The S&P/TSX composite index rose 148.88 points to 21,218.93 with broad gains across sectors.

In New York, the Dow Jones industrial average climbed 196.67 points to 35,950.56. The S&P 500 was up 29.23 points at 4,725.79, while the Nasdaq composite was up 131.48 points at 15,653.37.

The surges came after Statistics Canada announced that the economy grew by 0.8 per cent in October to match expectations.

"It's the third day of Santa Claus rally," said Colin Cieszynski, chief market strategist at SIA Wealth Management, referring to a late December streak of gains that's a common pattern at this time of year.

"Some of the extreme fears of late have started to ease."

Markets came under intense pressure earlier in the month over fears about the effects of the latest, highly transmissible strain of COVID-19, Cieszynski said.
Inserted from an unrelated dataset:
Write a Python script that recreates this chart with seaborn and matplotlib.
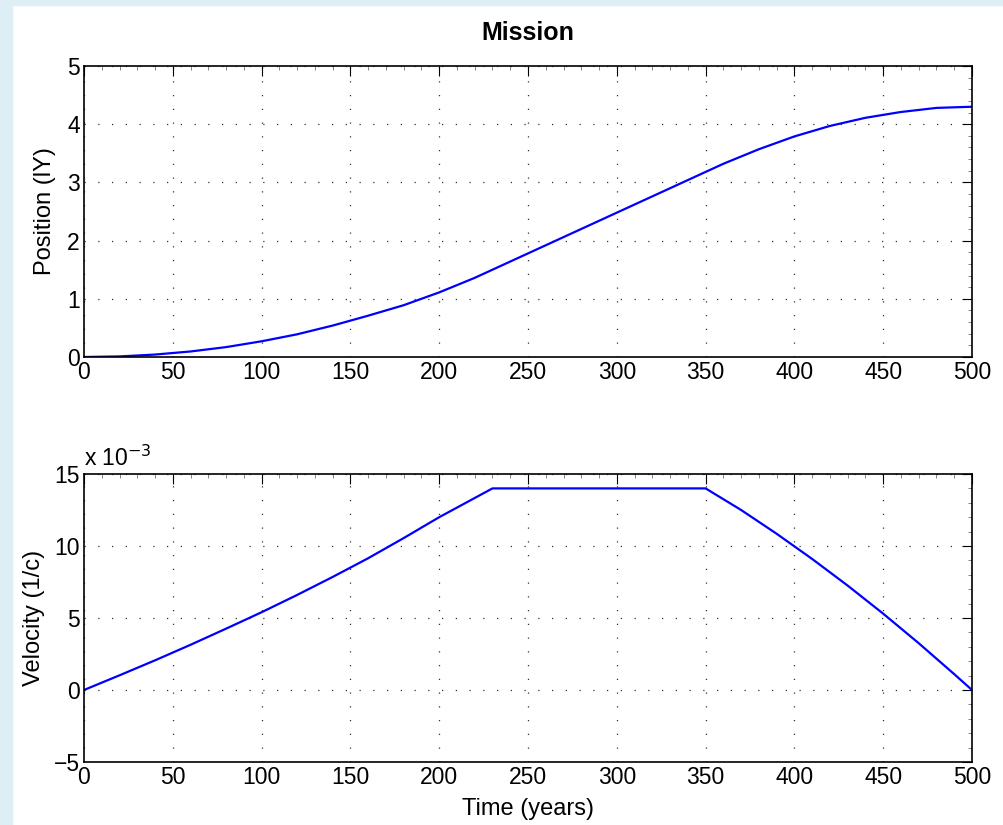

But the U.S. Food and Drug Administration's emergency approval of treatment pills from Pfizer and Merck since Wednesday has helped spur a rebound.

"Also I think the data coming in from overseas suspecting that even though cases may go up, hospitalizations have stayed down — people even have taken a bit of comfort from that as well."

While Omicron continues to propagate in North America, airline and cruise-line stocks have bounced back in the United States. In Canada, S&P/TSX Capped Information Technology Index spiked more than 1.5 per cent Thursday and energy shares held steady.

Partly as a result, the Canadian dollar traded for 78.03 cents US, an uptick from Wednesday's 77.73 cents US.

Nonetheless, Canada hit a record of 14,456 new COVID-19 cases on Wednesday as the federal government expanded support for affected employers and workers. Hospitalizations are also on the rise, though early data suggests Omicron carries less risk of hospitalization than Delta.

"Overall, I think the important thing is that it wasn't just a couple of sectors, it was fairly broad-based gains across the board," Cieszynski said.

He predicted a relatively quiet rest of the week, with markets closing at midday Friday, but questioned how long the post-Monday rebound would last.

"We're still in this kind of sideways trend. Things haven't collapsed or completely gone off the rails," he noted.

"If some of the shorter-term issues go away, that says the investors' support is still there underneath."

The February crude contract was up US$1.03 at US$73.79 per barrel and the February natural gas contract was down 23 cents at US$3.63 per mmBTU.

The February gold contract was up US$9.50 at US$1,811.70 an ounce and the March copper contract was up a tenth of a cent at US$4.39 a pound.